Repassemos os espetáculos
deploráveis que vem sendo dados por várias torcidas ditas organizadas. Os casos
do Corinthians e do Vasco da Gama
são exemplos a não serem imitados. Todos se recordam do espetáculo do sinalizador-náutico,
no estádio de Oruro, na Bolívia, ser
direcionado para a torcida do time da casa (que nessa lógica estúpida passa a
ser inimiga) para matar estupidamente jovem boliviano Kevin Espada, de catorze
anos. Além de não se determinar o responsável pelo covarde assassínio, não é
que alguns desses integrantes da torcida corintiana detidos na Bolívia, têm
repontado no noticiário policial-esportivo, no que tange a outros eventos no
Brasil? A quente, naquele 21 de fevereiro de 2013, espantam as penas draconianas
alvitradas, diante da consequente falta de penalidades.Com efeito, depois do
palavrório, não há providências dignas da reação inelutável e indispensável que
incumbia às entidades sul-americanas e brasileiras.
Mas as
brigas campais entre as torcidas do Vasco e do Corinthians, em Brasília, e do
Vasco e do Atlético Paranaense, em Santa Catarina, estão na mesma categoria do
anti-esporte. Punidas pela justiça,
essas torcidas têm aparecido em outras arquibancadas, ignorando na prática o
seu afastamento como fora determinado pelas autoridades.
Se
não há correspondência entre o ato anti-esportivo e até mesmo o delito
configurado de agressão e as lesões provocadas, e a resposta da sociedade, que
deve ser dado pela Justiça, aqui reponta elemento perigoso, que tende a
funcionar como eventual encorajamento à perpetração de outros e novos crimes, diante
da impunidade verificada nos atos pregressos. Não é a verberação do ato
delituoso, nem a sua divulgação pela imprensa e a televisão que podem funcionar
como deterrentes dessas práticas. Elas só serão extirpadas ou evitadas no
futuro, se o potencial infrator tiver a certeza de que virá a ser punido de
forma exemplar e conforme os respectivos delitos, levada em conta a agravante
de não ser réu primário. Enquanto ficarmos no palavrório inconsequente, não é
preciso ser vidente para entender que tais acontecimentos irão se repetir e de
forma sempre mais grave.
Apenas
uma palavra sobre a prefeitura carioca. Que valor terá a multa para os que
emporcalham as ruas e os logradouros públicos, se não há funcionários
destacados para zelar pela limpeza da cidade?

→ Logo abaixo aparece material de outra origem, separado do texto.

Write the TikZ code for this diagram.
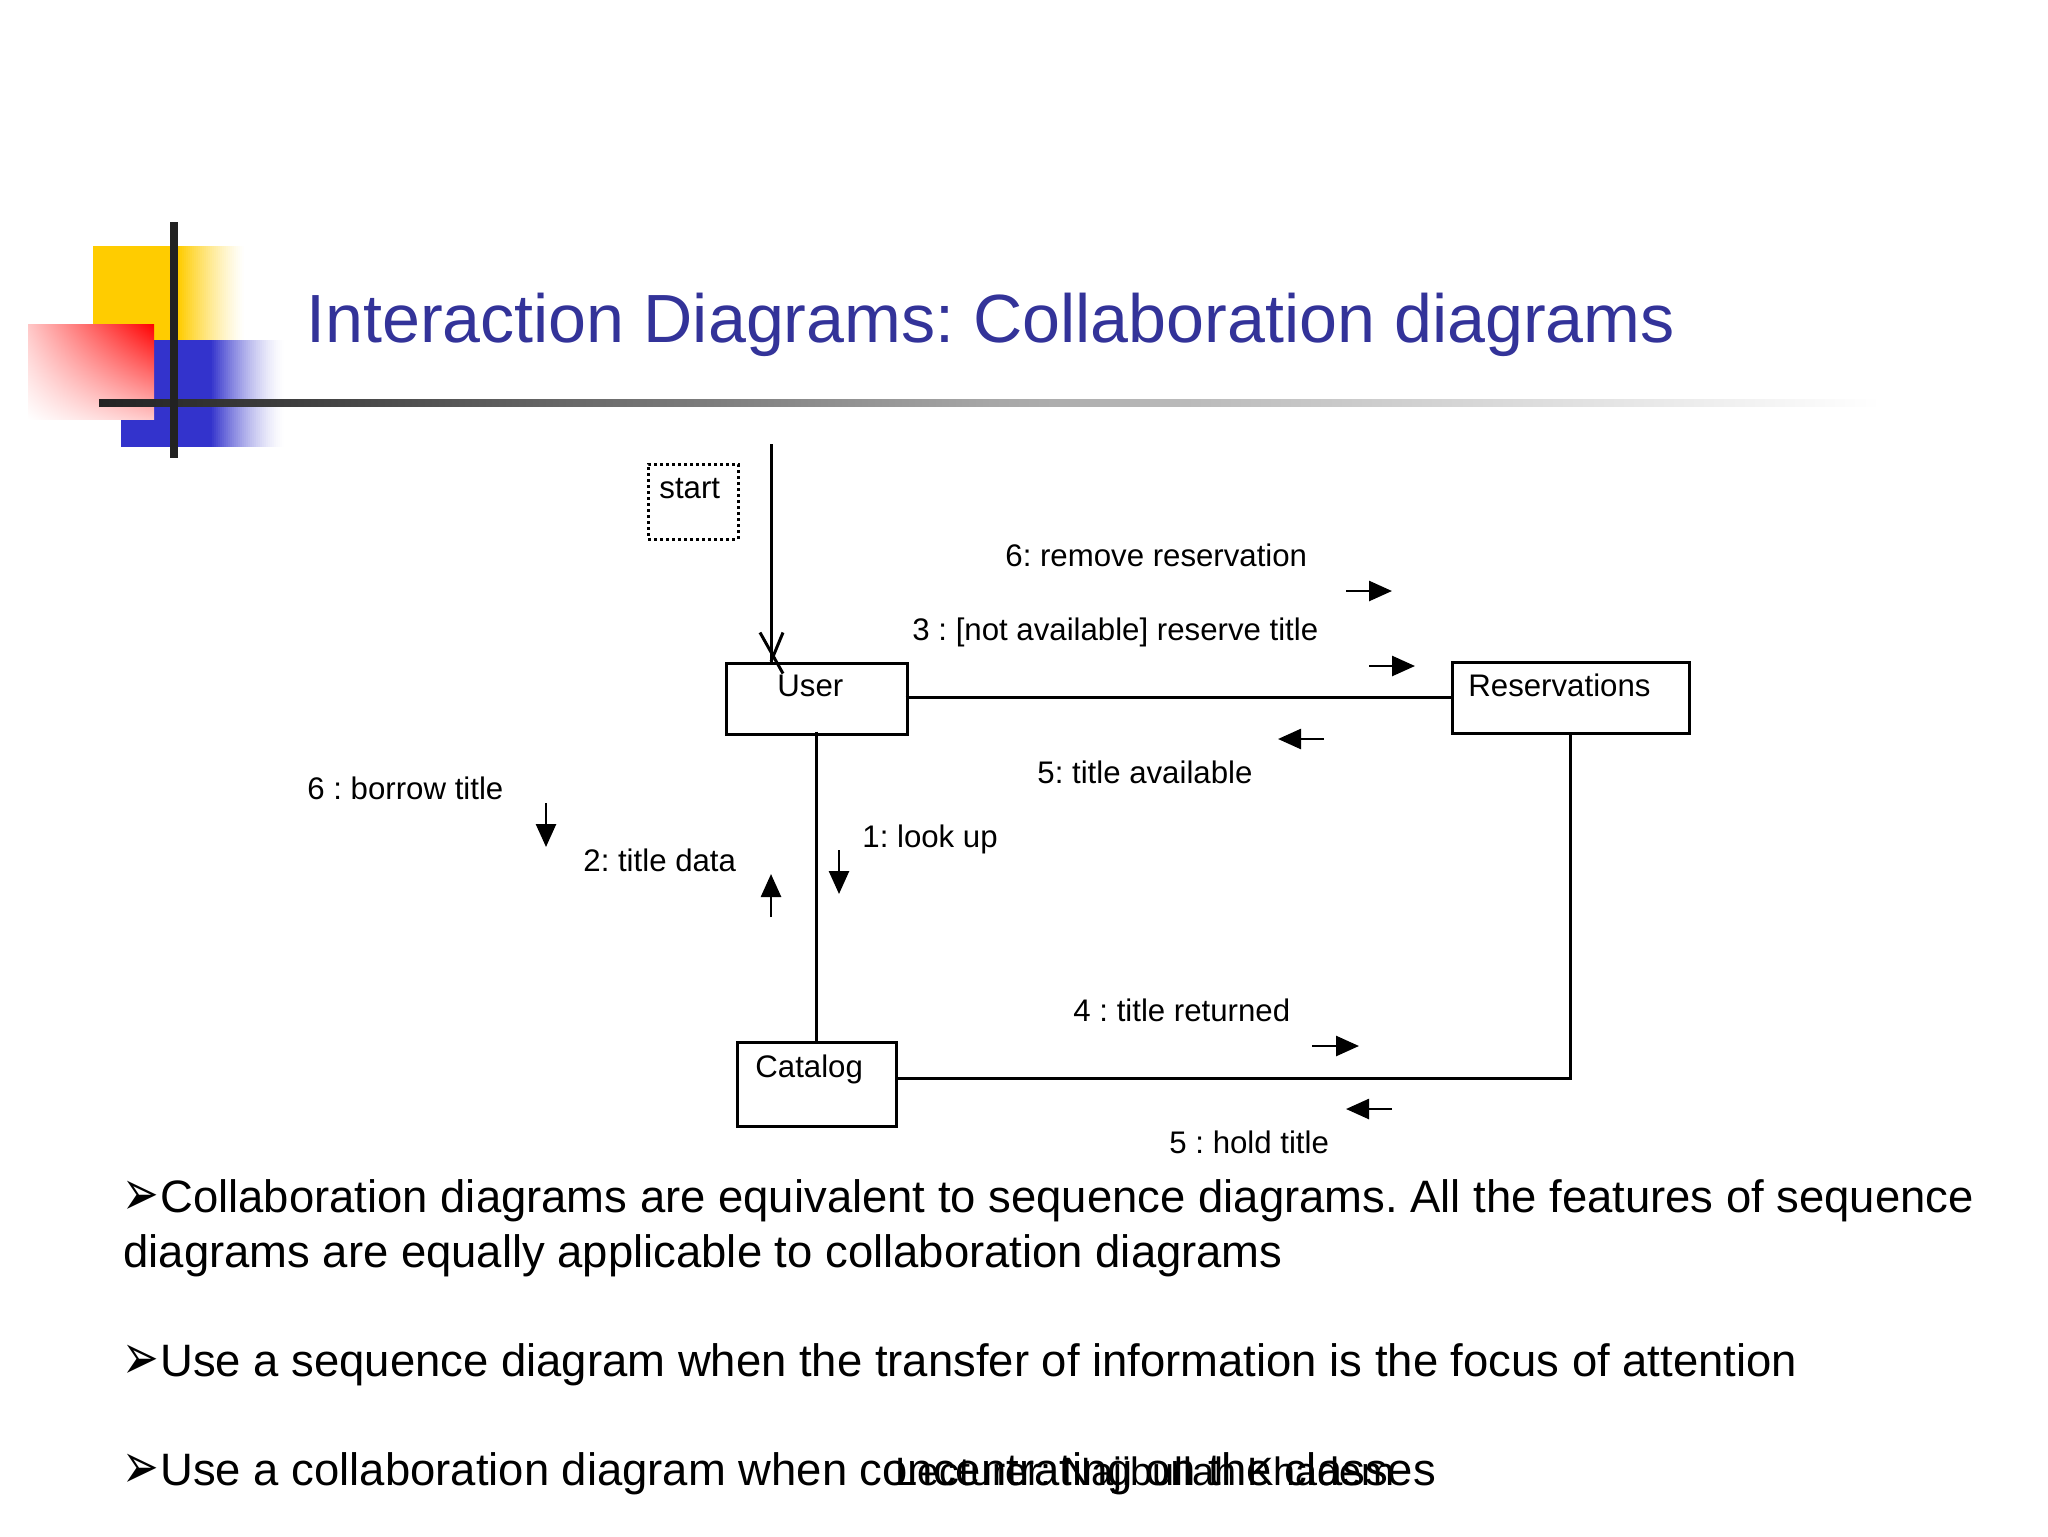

E como não vivemos na Suiça, este agente deve ser acompanhado de
policial, para que ele disponha da liberdade e segurança necessárias para
autuar o sujão, quem ou quais forem eles.
Senhor Prefeito Eduardo Paes,
o
senhor aumentou o número de banheiros químicos e foi norma positiva. Além
disso, protegeu, quando possível, os canteiros dos logradouros. Não acredita,
por acaso, que grupos de guardas municipais – afinal não é só para multas de
trânsito e de apreensão de artigos de camelô que existem – poderiam orientar os
foliões a não sujar a cidade?
No Brasil,
muita vez, se usa a palavra para mascarar a verdade. Recordo sempre o que li em
um manual do Detran – que os
ciclistas estão obrigados a respeitar todas as leis do trânsito, quando se sabe
que no, Rio pelo menos, o contrário está mais próximo da verdade. Apesar de
Vossa Excelência nunca dignar-se responder – como é sua prática também silenciar
quanto à maneira simples de resolver as lesões feitas à memória de Ipanema (de
que hoje temos apenas as cicatrizes abertas),
devo consignar que a sua declaração de que pagará a multa pelo lixo
lançado em via pública constitui exemplo
a ser seguido.
Autoridade
que não se cinge apenas a mandar cumprir a lei, mas também age como cidadão
comum, pagando o que deve, transmitirá à comunidade social a certeza de que a
norma legal é uma artéria de duas mãos.